▶ **WHAT IS NEEDED**: In the listing below, locate the line that contains "Give me the matplotlib source for this chart." and the line that contains "q1 = [8.89, 8.88, 8.89, 8.90, 8.93, 8.98, 9.02]". Restate word for word those two lines and every line between them, and nothing else.

Extracted data entries
======

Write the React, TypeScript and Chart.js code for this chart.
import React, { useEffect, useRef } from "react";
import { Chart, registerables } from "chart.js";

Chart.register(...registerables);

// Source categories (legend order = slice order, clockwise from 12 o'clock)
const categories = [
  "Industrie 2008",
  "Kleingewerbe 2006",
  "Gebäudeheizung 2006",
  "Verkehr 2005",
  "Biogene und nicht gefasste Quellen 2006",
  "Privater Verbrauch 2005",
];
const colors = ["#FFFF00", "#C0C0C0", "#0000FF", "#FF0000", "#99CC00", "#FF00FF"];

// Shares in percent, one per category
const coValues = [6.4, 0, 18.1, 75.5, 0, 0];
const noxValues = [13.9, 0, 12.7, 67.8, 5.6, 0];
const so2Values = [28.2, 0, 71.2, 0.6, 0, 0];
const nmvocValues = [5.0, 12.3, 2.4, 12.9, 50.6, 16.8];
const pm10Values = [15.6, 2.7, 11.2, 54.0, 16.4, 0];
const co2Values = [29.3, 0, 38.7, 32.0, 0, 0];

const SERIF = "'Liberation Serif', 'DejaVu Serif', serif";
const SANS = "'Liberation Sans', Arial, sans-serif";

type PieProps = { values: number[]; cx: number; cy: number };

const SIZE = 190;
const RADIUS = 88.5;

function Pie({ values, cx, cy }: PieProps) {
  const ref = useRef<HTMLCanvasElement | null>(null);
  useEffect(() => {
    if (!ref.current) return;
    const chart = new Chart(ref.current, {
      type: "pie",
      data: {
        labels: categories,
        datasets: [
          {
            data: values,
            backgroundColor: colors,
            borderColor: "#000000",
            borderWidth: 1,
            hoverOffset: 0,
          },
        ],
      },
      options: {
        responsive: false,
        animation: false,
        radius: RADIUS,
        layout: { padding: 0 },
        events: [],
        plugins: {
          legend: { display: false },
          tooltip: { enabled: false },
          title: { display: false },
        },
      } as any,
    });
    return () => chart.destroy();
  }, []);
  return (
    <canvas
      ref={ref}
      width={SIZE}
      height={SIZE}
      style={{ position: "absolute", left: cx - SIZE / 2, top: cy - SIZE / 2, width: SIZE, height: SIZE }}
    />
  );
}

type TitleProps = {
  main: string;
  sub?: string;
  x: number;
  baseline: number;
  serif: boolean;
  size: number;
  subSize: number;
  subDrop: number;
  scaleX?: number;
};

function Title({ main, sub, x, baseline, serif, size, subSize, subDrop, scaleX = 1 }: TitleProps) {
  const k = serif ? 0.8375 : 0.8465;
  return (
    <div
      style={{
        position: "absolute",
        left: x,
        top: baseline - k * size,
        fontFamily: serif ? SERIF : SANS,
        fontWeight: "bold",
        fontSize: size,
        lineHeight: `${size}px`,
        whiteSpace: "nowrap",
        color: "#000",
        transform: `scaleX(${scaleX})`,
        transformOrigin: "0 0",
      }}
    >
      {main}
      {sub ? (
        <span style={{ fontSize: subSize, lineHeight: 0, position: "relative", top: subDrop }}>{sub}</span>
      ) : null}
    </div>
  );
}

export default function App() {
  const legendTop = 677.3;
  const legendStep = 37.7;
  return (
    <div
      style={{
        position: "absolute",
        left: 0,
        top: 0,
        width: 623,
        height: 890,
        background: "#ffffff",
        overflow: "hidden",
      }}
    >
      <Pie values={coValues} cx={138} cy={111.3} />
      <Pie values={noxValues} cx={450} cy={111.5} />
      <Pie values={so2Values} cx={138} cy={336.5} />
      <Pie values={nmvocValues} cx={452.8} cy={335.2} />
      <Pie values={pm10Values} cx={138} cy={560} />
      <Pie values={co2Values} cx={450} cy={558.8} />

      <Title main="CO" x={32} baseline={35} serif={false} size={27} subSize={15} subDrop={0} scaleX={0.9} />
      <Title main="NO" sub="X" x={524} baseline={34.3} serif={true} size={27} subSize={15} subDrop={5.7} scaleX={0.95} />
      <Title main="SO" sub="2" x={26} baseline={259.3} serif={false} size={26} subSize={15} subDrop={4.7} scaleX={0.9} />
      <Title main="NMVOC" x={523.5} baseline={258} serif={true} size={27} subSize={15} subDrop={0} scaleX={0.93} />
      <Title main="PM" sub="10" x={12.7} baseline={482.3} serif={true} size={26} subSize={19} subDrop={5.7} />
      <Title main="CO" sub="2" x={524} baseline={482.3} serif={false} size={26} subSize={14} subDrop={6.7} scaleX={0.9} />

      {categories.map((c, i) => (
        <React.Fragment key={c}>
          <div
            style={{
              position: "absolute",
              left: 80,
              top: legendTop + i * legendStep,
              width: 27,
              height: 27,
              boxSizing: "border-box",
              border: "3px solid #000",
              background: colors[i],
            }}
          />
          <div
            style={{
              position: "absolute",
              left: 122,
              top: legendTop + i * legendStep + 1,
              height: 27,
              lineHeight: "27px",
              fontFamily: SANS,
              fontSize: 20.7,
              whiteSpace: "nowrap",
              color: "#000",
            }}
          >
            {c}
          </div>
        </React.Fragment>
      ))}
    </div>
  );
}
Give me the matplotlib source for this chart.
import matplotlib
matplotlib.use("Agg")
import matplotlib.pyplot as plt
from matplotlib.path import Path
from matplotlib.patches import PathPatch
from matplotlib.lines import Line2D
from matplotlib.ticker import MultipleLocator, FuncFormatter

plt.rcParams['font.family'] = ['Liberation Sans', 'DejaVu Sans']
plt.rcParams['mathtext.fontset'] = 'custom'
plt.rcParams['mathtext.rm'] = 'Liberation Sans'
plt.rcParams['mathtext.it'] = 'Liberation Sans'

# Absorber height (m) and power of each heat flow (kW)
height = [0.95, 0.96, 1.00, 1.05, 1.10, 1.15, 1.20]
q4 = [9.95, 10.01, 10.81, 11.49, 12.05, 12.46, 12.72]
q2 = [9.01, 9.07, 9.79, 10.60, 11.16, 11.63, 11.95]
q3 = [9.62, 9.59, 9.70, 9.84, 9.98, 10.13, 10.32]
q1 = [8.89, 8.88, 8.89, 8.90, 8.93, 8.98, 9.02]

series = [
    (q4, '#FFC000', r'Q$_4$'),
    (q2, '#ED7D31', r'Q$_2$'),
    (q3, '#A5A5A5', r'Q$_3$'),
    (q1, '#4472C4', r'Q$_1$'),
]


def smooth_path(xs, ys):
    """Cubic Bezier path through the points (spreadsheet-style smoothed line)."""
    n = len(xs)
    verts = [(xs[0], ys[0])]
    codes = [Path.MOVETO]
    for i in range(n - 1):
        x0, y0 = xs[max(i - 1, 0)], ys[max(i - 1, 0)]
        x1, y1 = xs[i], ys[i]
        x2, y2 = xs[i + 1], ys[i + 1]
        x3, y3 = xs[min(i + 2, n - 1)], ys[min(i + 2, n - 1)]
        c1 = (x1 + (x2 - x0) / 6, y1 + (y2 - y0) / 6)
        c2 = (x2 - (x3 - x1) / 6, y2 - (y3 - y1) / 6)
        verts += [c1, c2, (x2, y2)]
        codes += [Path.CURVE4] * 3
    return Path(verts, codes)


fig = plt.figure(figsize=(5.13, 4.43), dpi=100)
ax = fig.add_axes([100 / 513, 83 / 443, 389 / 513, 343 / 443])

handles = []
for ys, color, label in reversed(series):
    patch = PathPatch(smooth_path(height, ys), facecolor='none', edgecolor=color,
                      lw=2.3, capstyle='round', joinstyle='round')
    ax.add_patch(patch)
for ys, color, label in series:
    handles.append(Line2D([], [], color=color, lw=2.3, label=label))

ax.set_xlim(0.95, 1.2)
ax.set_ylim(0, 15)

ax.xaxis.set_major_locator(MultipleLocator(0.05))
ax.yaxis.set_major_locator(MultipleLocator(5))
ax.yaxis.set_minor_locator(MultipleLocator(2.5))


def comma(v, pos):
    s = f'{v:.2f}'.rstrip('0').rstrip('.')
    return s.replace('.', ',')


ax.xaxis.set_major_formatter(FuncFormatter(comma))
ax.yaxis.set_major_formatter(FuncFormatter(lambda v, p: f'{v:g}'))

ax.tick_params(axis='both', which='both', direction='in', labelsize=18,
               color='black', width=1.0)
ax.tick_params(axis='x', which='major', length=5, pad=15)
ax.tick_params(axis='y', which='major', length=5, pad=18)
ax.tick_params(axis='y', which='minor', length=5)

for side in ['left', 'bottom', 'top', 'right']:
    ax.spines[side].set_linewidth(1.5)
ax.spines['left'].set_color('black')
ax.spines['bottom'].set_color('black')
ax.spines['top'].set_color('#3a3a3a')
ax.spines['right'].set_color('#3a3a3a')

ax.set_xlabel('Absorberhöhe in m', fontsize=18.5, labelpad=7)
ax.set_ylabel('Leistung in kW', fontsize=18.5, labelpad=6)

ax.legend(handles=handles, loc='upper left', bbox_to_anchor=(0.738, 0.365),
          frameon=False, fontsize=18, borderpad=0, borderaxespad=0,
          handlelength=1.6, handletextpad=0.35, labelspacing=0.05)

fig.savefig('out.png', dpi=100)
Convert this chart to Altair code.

======

▶ **RESPONSE TO THIS EXERCISE**:
Give me the matplotlib source for this chart.
import matplotlib
matplotlib.use("Agg")
import matplotlib.pyplot as plt
from matplotlib.path import Path
from matplotlib.patches import PathPatch
from matplotlib.lines import Line2D
from matplotlib.ticker import MultipleLocator, FuncFormatter

plt.rcParams['font.family'] = ['Liberation Sans', 'DejaVu Sans']
plt.rcParams['mathtext.fontset'] = 'custom'
plt.rcParams['mathtext.rm'] = 'Liberation Sans'
plt.rcParams['mathtext.it'] = 'Liberation Sans'

# Absorber height (m) and power of each heat flow (kW)
height = [0.95, 0.96, 1.00, 1.05, 1.10, 1.15, 1.20]
q4 = [9.95, 10.01, 10.81, 11.49, 12.05, 12.46, 12.72]
q2 = [9.01, 9.07, 9.79, 10.60, 11.16, 11.63, 11.95]
q3 = [9.62, 9.59, 9.70, 9.84, 9.98, 10.13, 10.32]
q1 = [8.89, 8.88, 8.89, 8.90, 8.93, 8.98, 9.02]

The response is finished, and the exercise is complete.